How to Get Licensed

The single most important factor in determining your success is the quality of your work — people want to listen to good radio. There's no question that radio stations are hungry for good radio and are finding it here. PRX works with more than 400 radio stations and has paid over $1,000,000 in royalties to producers.

That said, there's no simple formula for getting your piece picked up. But we can make some helpful suggestions based on the experiences of successful producers and feedback from station programmers:


Before Adding Your Pieces to PRX 

Learn From The Best
The way you present your piece is important, but above all, it's the content of your audio that matters most. Here are links to some of our favorite resources on creating great radio:

Read Piece Comments
You'll get to see what listeners like and don't like, what stations are looking for, and why. You'll also pick up general advice that might help you improve your work.

Watch What Gets Licensed
Keep an eye on pieces that are getting licensed, so you'll be able to model your own work accordingly. Another great resource is the annual Zeitfunk awards, our list of the most licensed pieces, producers, and stations on PRX.

Polish Your Work
Technical quality needs to be excellent. Even the best story will probably not get licensed if the volume is uneven, fades are choppy, or ambient sound is too loud -- the finishing touches are essential. You've got to use the highest quality recording and editing techniques that you can.

Connect With Other Producers
If you hear a fantastic piece, let the producer know directly, and if you don't know how something was done, go ahead and ask. Radio producers are a pretty cooperative community, and we can't imagine anyone refusing to explain their creative process or special production techniques to someone who asks kindly. You can easily get in touch with producers whose work you admire by clicking "Message me" on any member's profile.


While Adding Your Pieces 

Make Your Listing Complete

Don't just write a short description. Instead, make a full pitch to stations. Here's how:

  • If there's any particular time of year when your piece is more relevant, be sure to add a date peg, since many stations license material for specific seasons, holidays, or anniversaries. In our experience, relevant date pegs are more likely to get attention than any other single part of your piece's description, providing an extra little hook to get stations' attention.
  • Include an intro, timings, cues (for longer works), transcript, and any other information that makes it easier for stations to say "yes" to you.
  • Add any relevant links -- to your own work and affiliations, and to resources where any listener who is still curious can find out more.
  • Be sure to add a picture to each piece to make it pretty. Add your own photo, or find one that you can use: Creative Commons-licensed photos are good for this (just remember to credit the source).
  • It's also great to take advantage of PRX's "Series" feature -- so if you're adding several related pieces, consider bunching them together as a series so that other people can find their way easily between related works.
Make Your Listing Versatile

If it's long (more than, say, 15 minutes), consider including a 15-, 30-, or 60-second promo, for stations to use on-air or just to play to get an accurate taste of what's in the piece. Consider producing edited versions of your piece to fit the most common NPR-affiliate and other public radio stations' formats, creating a 1-minute "billboard" and leaving newscast, funding credit, and promo holes in your work.

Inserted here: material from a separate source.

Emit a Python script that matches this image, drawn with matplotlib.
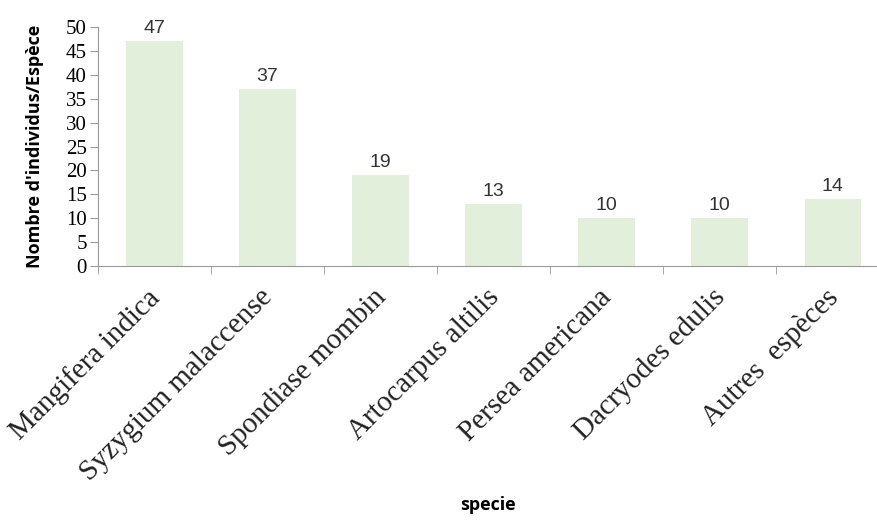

You could even try posting alternate versions of the same piece -- try a 6-minute version of your 30-minute piece. Why put all your eggs in one basket?

Be Liberal with Your License

The more you allow radio stations to do with your work, the more likely it is to get licensed and to get heard. Your name will be attached to your work no matter what -- it's just a question of how much you mind your work being reproduced digitally beyond PRX after the licensing takes place. (If you're using copyrighted material in your piece, you'll have to be a bit more careful about this.)

For more information on licensing to other distributors, see Outside Purchaser options.


After Adding Your Pieces 

Spend More Time on PRX
As you look at other people's profiles, read about their work, and listen to their pieces, you'll also leave a "footprint" behind you, and people will notice you. More people paying attention means more people listening.

Comment on Other People's Work
Provide valuable feedback to other producers by commenting on other pieces on PRX.

Get Comments
If you've done something that you think people might really like, you can use PRX's "Message me" feature in members' profiles to ask anyone to comment on your work. And even if no one likes what you've done, you'll probably at least get some constructive criticism.

Email PRX

If your piece is particularly relevant to an upcoming event, we may feature it on our homepage, in our Editors' Picks playlists, or in our email newsletter to stations. You can reach us by email or phone. Let us know as early as you can -- preferably at least 6 weeks ahead of time -- so stations can plan their programming far enough in advance. (Here's more info on how we pick the Editors' Picks.)

Spread the Word Outside of PRX
Although PRX covers the radio world pretty extensively, you probably want "laypeople" to hear you work too. Don't be shy, promote yourself! Put links to your profile, reviews, or latest pieces in your personal website, your blog, your Facebook or MySpace profile, and consider email-blitzing your friends, family, and coworkers.

It's a tough world out there: self-promotion is the new modesty.